Linuxのパイプをちょっとだけ理解する -Qiita
関数を把握
使った関数は以下の通り。
- pipe関数 : FDの入口と出口を作ってくれる
- fork関数 : プロセスを複製して、それぞれ別の動きをさせることができる
- wait関数 : プロセス複製後、子プロセスが終了するまで親プロセスを待機させることができる
- open関数 : fileをオープンさせてFDを生成する
- close関数 : fdの入口出口をそれぞれ閉じることができる
- access関数: ファイルにアクセスできるかチェックする
- dup2関数 : new fdをold fdに向けてくれる(道を無理やり曲げて方向を変えるイメージ)
作ったプログラムはGuthubに掲載しました。
ついでに、.shでテスターを作る方法を教えてもらい、作ってみました(こちら)。
どんな動きをするプログラムなのか
プログラムの挙動は下記のとおりです。
1.コマンドライン引数を読み込み
int main(int argc, char **argv, char **envp)
- argcで引数の個数
- argvで引数の文字列
- envpで環境変数
を、取得します。
argvとenvpは配列に格納されてます。
argv[0]とすると、文字列の一番目を呼び出すことができます。
envp(環境変数)というのは、PCのuser nameだったり、膨大なファイルパスなどが入っています。
この環境変数のファイルパスの中には、コマンドの挙動が書いてある場所も格納されています。

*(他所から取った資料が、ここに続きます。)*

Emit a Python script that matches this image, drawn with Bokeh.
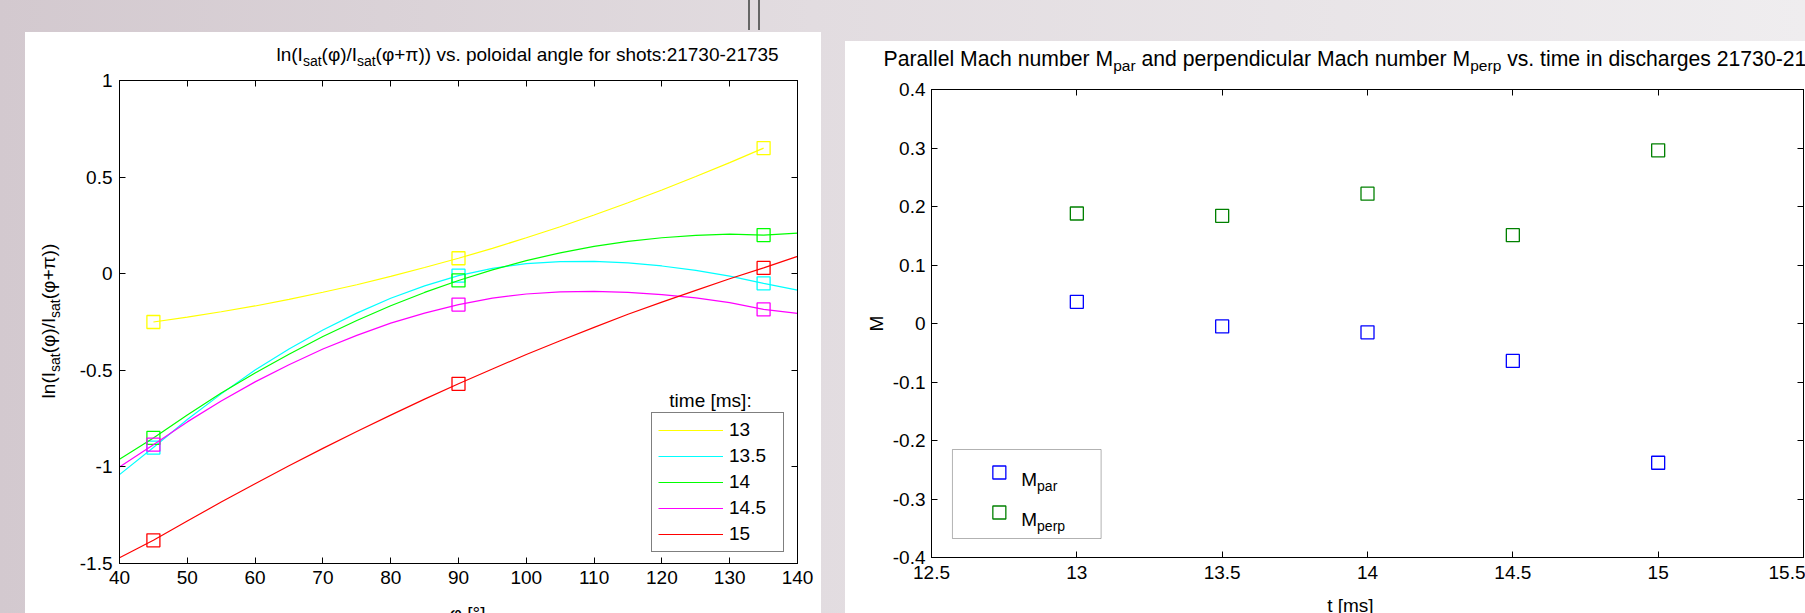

コマンドが入力されると、コマンドの中身が書いてあるファイルを読んで、マシンが実行してくれます。
コマンドの実行プログラムが格納されているのは1箇所ではありません。/bin/ だったり、/usr/bin だったりします。
実際にその場所にコマンドの情報があるか、チェックしなければなりません。
2.Fork関数でプログラムを二手に分ける
Fork関数でプログラムを二股に分けることで、やりたい作業を同時に行うことができます。
プログラムは親と子に分かれ、親でコマンド1、子でコマンド2の解析をさせます。
・・・と思うじゃないですか。これが冒頭で言っていた落とし穴です。
ここで素直にコマンドの処理を並列させると、どちらかのコマンドでオーバーフローした時にエラーも吐かれずに処理が止まり、処理待ちのままプログラムが永遠に終わらないという事態に陥ります。
そんなの初心者にわかるか。もうこの課題、意味がわからなくて数ヶ月溶かしました。向いてないと切実に思いました。
そんな課題を突破していった先輩にめちゃくちゃ聞きまくりました。インターン中で忙しそうなのにすみません、ありがとうございました!!!!
正解に近い動き
基本は子プロセスの中でforkを繰り返して、親プロセスはwaiteさせておくこと。
そしてparent で複製した先の parentで、あえてfdの入り口を「標準出力からpipeで作った入口」に向けてあげることみたいです。
意味わからないですよね。 私も久しぶりに記事を推敲してて、意味わかりません。 (2023/01/23)
先輩曰く、親プロセスでpipeの入り口を開けておいてあげる
↓
子プロセスの読み込みがいっぱいになってしまっても、pipeに流れ出て、別ファイルに書き込める
ということらしいです。
2ヶ月以上かけていろんなパターンで試行錯誤したものの、結局は先輩方が先に書いたコードに割と近くなってしまいました。まだ基礎が乏しいからですね。
でもロジックをきちんと理解できたのと、人のコードをこんなに気合い入れて読むことが少なかったので、コードを読む練習にりました。本当に勉強になりました。